Kenya Agricultural Research Institute, Katumani, P.O Box 340-90100, Machakos.

* Corresponding author: This e-mail address is being protected from spambots. You need JavaScript enabled to view it

 

Abstract

Sub-soiling/ripping technology for rainwater harvesting was demonstrated to farmers in agro-ecological zones (AEZs) 4 and 5 in Mwala, Yatta and Kitui Districts in eastern Kenya from 2007-2009. Participating farmers were involved in evaluating the benefits of enhancing soil moisture through use of this technology. The results showed that sub-soiling/ripping for rain water capture increased maize mean total dry matter (TDM) by 29-117% compared with conventional tillage.
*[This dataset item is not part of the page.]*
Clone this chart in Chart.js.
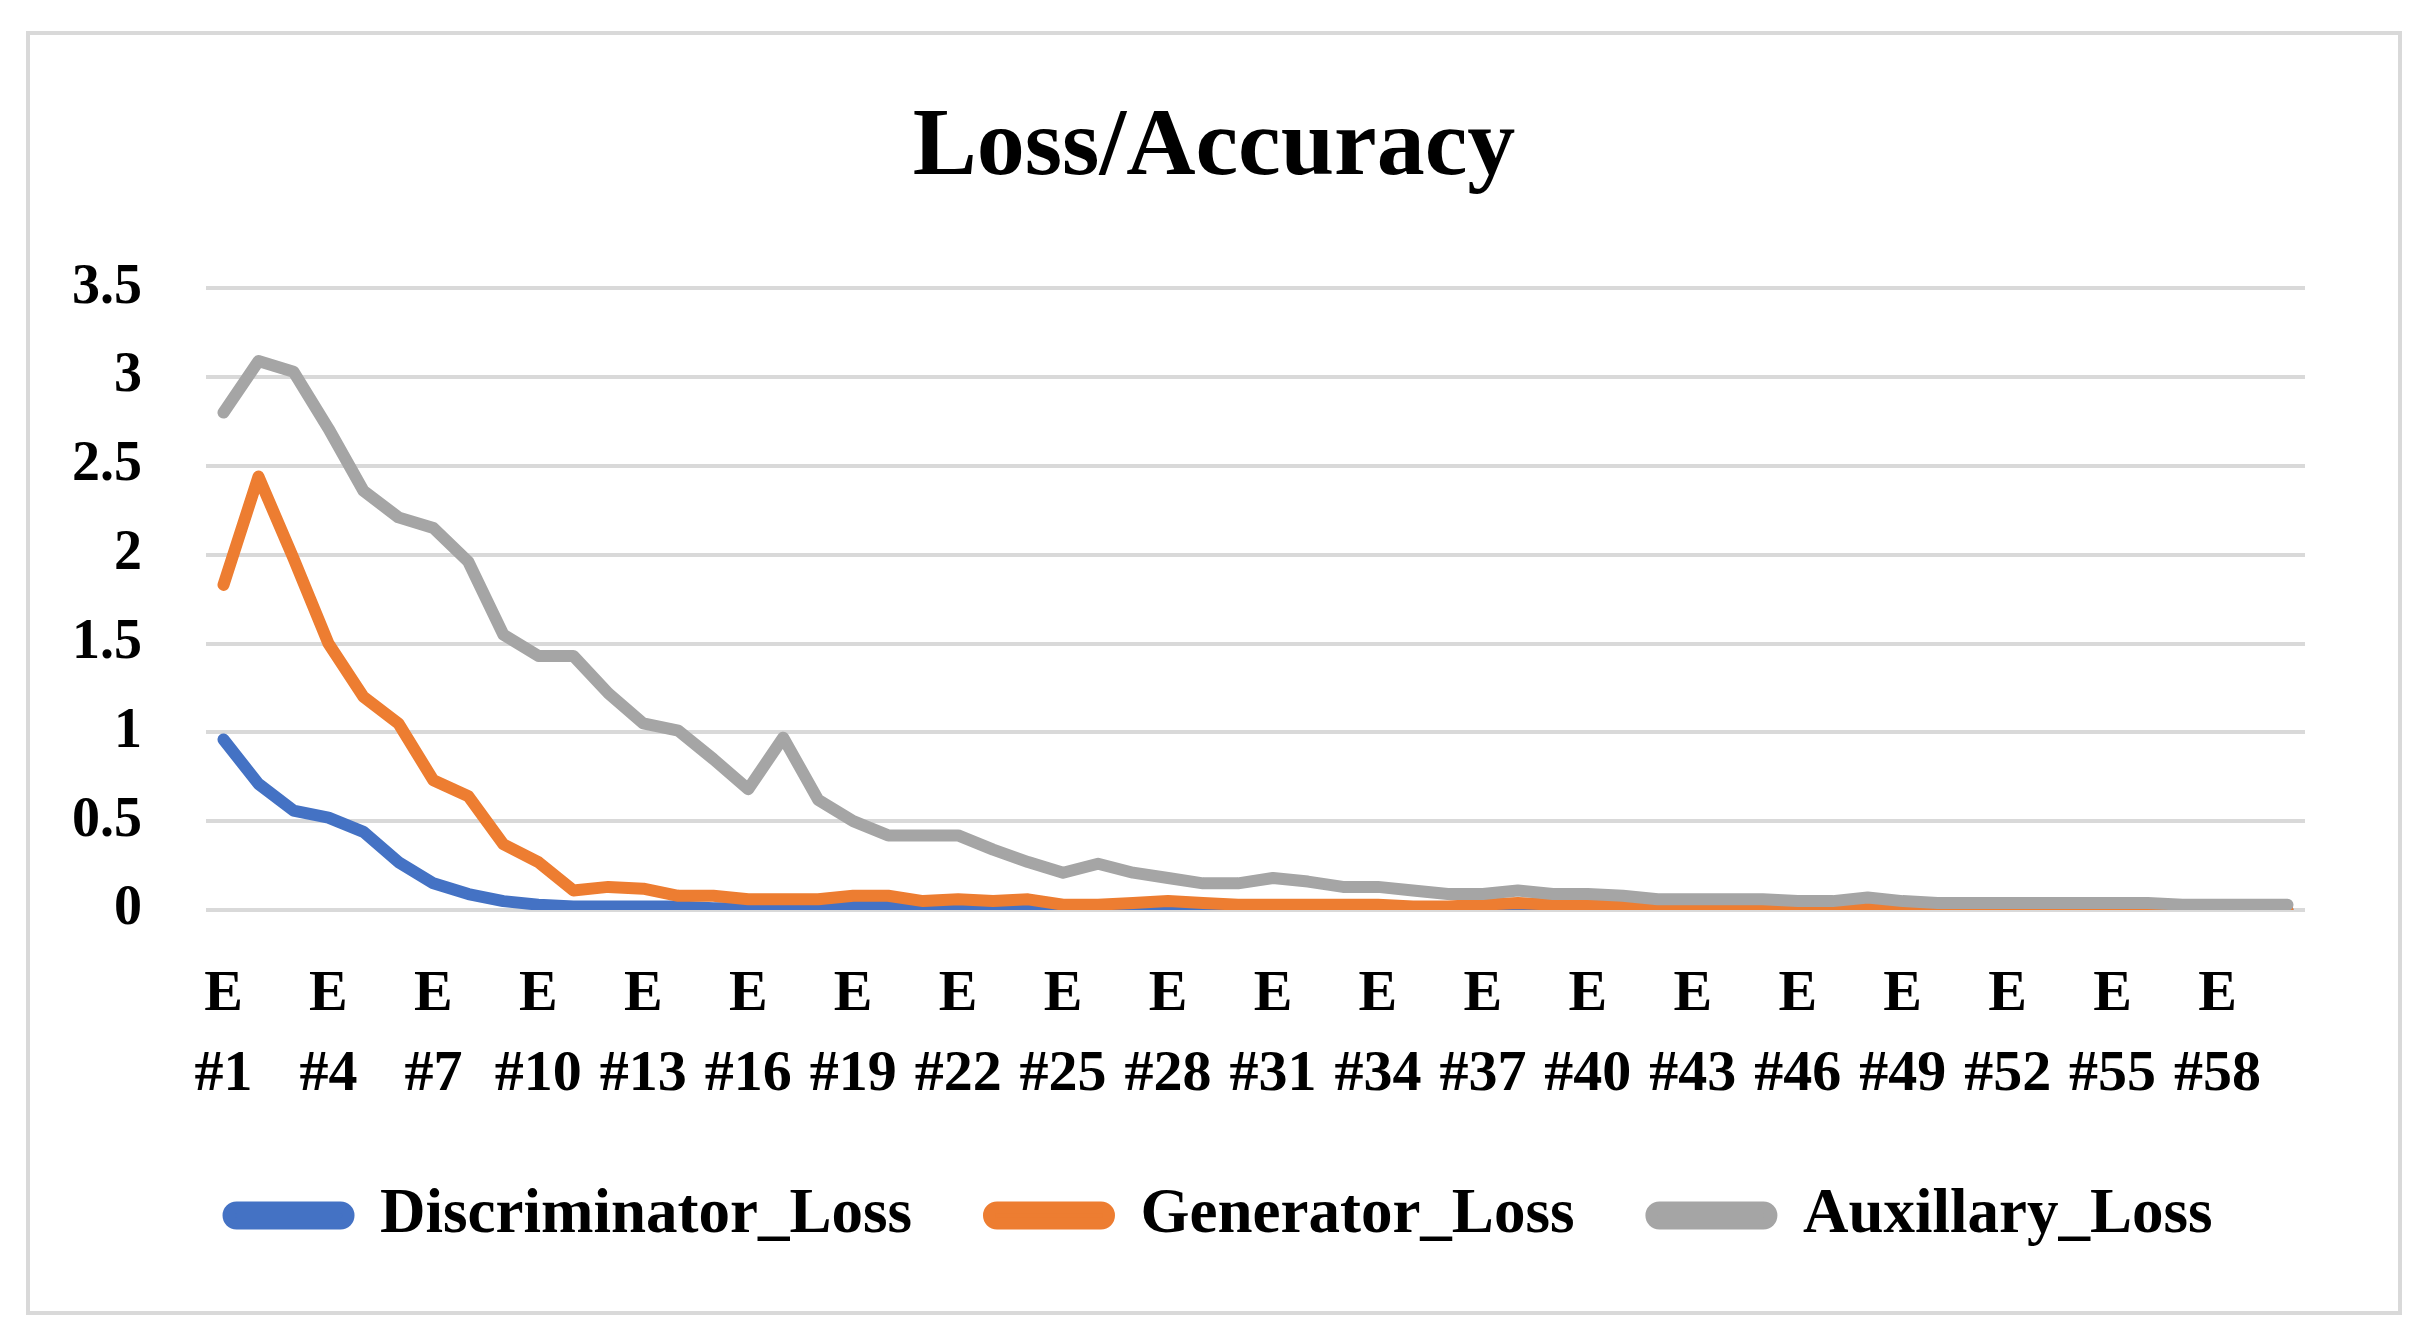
<!DOCTYPE html>
<html>
<head>
<meta charset="utf-8">
<script src="https://cdn.jsdelivr.net/npm/chart.js@4"></script>
<style>
    html, body { margin: 0; padding: 0; background: #fff; }
    #frame {
        position: absolute;
        left: 26px;
        top: 31px;
        width: 2376px;
        height: 1284px;
        border: 4px solid #d9d9d9;
        box-sizing: border-box;
        background: #fff;
    }
</style>
</head>
<body>
<div id="frame"><canvas id="chart1"></canvas></div>
<script>
// Epoch categories (x axis)
const epochs = [
    'E #1', 'E #2', 'E #3', 'E #4', 'E #5', 'E #6', 'E #7', 'E #8', 'E #9', 'E #10',
    'E #11', 'E #12', 'E #13', 'E #14', 'E #15', 'E #16', 'E #17', 'E #18', 'E #19', 'E #20',
    'E #21', 'E #22', 'E #23', 'E #24', 'E #25', 'E #26', 'E #27', 'E #28', 'E #29', 'E #30',
    'E #31', 'E #32', 'E #33', 'E #34', 'E #35', 'E #36', 'E #37', 'E #38', 'E #39', 'E #40',
    'E #41', 'E #42', 'E #43', 'E #44', 'E #45', 'E #46', 'E #47', 'E #48', 'E #49', 'E #50',
    'E #51', 'E #52', 'E #53', 'E #54', 'E #55', 'E #56', 'E #57', 'E #58', 'E #59', 'E #60'
];

// Values
const discriminatorLoss = [
    0.96, 0.71, 0.56, 0.52, 0.44, 0.27, 0.15, 0.09, 0.05, 0.03,
    0.02, 0.02, 0.02, 0.02, 0.01, 0.01, 0.01, 0.01, 0.02, 0.02,
    0.01, 0.01, 0.01, 0.01, 0.01, 0.01, 0.01, 0.01, 0.01, 0.01,
    0.01, 0.01, 0.01, 0.01, 0.01, 0.01, 0.01, 0.01, 0.01, 0.01,
    0.01, 0.01, 0.01, 0.01, 0.01, 0.01, 0.01, 0.01, 0.01, 0.01,
    0.0, 0.0, 0.0, 0.0, 0.0, 0.0, 0.0, 0.0, 0.0, 0.0
];
const generatorLoss = [
    1.83, 2.44, 1.98, 1.50, 1.20, 1.05, 0.73, 0.64, 0.37, 0.27,
    0.11, 0.13, 0.12, 0.08, 0.08, 0.06, 0.06, 0.06, 0.08, 0.08,
    0.05, 0.06, 0.05, 0.06, 0.03, 0.03, 0.04, 0.05, 0.04, 0.03,
    0.03, 0.03, 0.03, 0.03, 0.02, 0.02, 0.03, 0.04, 0.03, 0.03,
    0.03, 0.02, 0.02, 0.02, 0.02, 0.02, 0.02, 0.03, 0.02, 0.01,
    0.01, 0.01, 0.01, 0.01, 0.01, 0.01, 0.0, 0.0, 0.0, 0.0
];
const auxillaryLoss = [
    2.80, 3.09, 3.03, 2.71, 2.36, 2.21, 2.15, 1.96, 1.55, 1.43,
    1.43, 1.22, 1.05, 1.01, 0.85, 0.68, 0.97, 0.62, 0.50, 0.42,
    0.42, 0.42, 0.34, 0.27, 0.21, 0.26, 0.21, 0.18, 0.15, 0.15,
    0.18, 0.16, 0.13, 0.13, 0.11, 0.09, 0.09, 0.11, 0.09, 0.09,
    0.08, 0.06, 0.06, 0.06, 0.06, 0.05, 0.05, 0.07, 0.05, 0.04,
    0.04, 0.04, 0.04, 0.04, 0.04, 0.04, 0.03, 0.03, 0.03, 0.03
];
const yTicks = [0, 0.5, 1, 1.5, 2, 2.5, 3, 3.5];

const FONT = "'Liberation Serif', 'DejaVu Serif', serif";

function makeSeries(label, data, color, order) {
    return {
        label: label,
        data: data,
        order: order,
        borderColor: color,
        backgroundColor: color,
        borderWidth: 12,
        borderJoinStyle: 'round',
        borderCapStyle: 'round',
        pointRadius: 0,
        tension: 0
    };
}

// Small layout nudges: let the x labels draw past the axis box,
// and centre title/legend the way the original does
const nudgeLayout = {
    id: 'nudgeLayout',
    afterLayout: function (chart) {
        chart.scales.x.bottom += 60;
        chart.titleBlock.left += 51;
        chart.legend.left += 64;
    }
};

const ctx = document.getElementById('chart1').getContext('2d');
window.chart1 = new Chart(ctx, {
    type: 'line',
    data: {
        labels: epochs,
        datasets: [
            makeSeries('Discriminator_Loss', discriminatorLoss, '#4472C4', 3),
            makeSeries('Generator_Loss', generatorLoss, '#ED7D31', 2),
            makeSeries('Auxillary_Loss', auxillaryLoss, '#A5A5A5', 1)
        ]
    },
    plugins: [nudgeLayout],
    options: {
        responsive: true,
        maintainAspectRatio: false,
        animation: false,
        layout: {
            padding: { left: 42, right: 93, top: 0, bottom: 54 }
        },
        plugins: {
            title: {
                display: true,
                text: 'Loss/Accuracy',
                color: '#000',
                font: { family: FONT, size: 96, weight: 'bold' },
                padding: { top: 57, bottom: 81 }
            },
            legend: {
                position: 'bottom',
                labels: {
                    color: '#000',
                    font: { family: FONT, size: 63, weight: 'bold' },
                    boxWidth: 120,
                    boxHeight: 16,
                    useBorderRadius: true,
                    borderRadius: 8,
                    padding: 77,
                    sort: function (a, b) { return a.datasetIndex - b.datasetIndex; }
                }
            },
            tooltip: { enabled: false }
        },
        scales: {
            x: {
                offset: true,
                grid: { display: false },
                border: { display: false },
                afterFit: function (scale) {
                    scale.paddingLeft = 0;
                    scale.paddingRight = 0;
                    scale.height = 197;
                },
                ticks: {
                    autoSkip: false,
                    maxRotation: 0,
                    minRotation: 0,
                    padding: 37,
                    color: '#000',
                    font: { family: FONT, size: 58, weight: 'bold', lineHeight: 1.38 },
                    callback: function (value, index) {
                        return index % 3 === 0 ? epochs[index].split(' ') : null;
                    }
                }
            },
            y: {
                min: 0,
                max: 3.5,
                afterBuildTicks: function (axis) {
                    axis.ticks = yTicks.map(function (v) { return { value: v }; });
                },
                afterFit: function (scale) {
                    // Chart.js reserves the tick padding twice; keep it once
                    scale.width -= 64;
                },
                grid: { color: '#d9d9d9', lineWidth: 4, drawTicks: false },
                border: { display: false },
                ticks: {
                    padding: 64,
                    color: '#000',
                    font: { family: FONT, size: 56, weight: 'bold' },
                    callback: function (value) { return String(value); }
                }
            }
        }
    }
});
</script>
</body>
</html>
Mean maize grain yields (kg/ha) was increased by 84% in Yatta AEZ 5 and by 38% in Mwala AEZ 4. Yield increases were more for Katumani Composite B (KCB) maize planted in AEZ 5 than the one planted in AEZ 4. The benefits of rain water harvesting through sub-soiling and ripping were increased when combined with  application of 20 kg N plus 20 kg P2O5 /ha at planting in AEZ 5 and 5t/ha farm yard manure (FYM) and topdressing with 20 kg N/ha for KCB maize in AEZ 4. Sub-soiling/ripping enhanced soil moisture retention (p ≤ 0.05) in the 10-30 cm soil depth. Farmers expressed their willingness to adopt the technology, but indicated the need for the technology to be modified for enhanced adoption. In terms of yield increase, the effect of this technology is greater in AEZ 5 than in AEZ 4.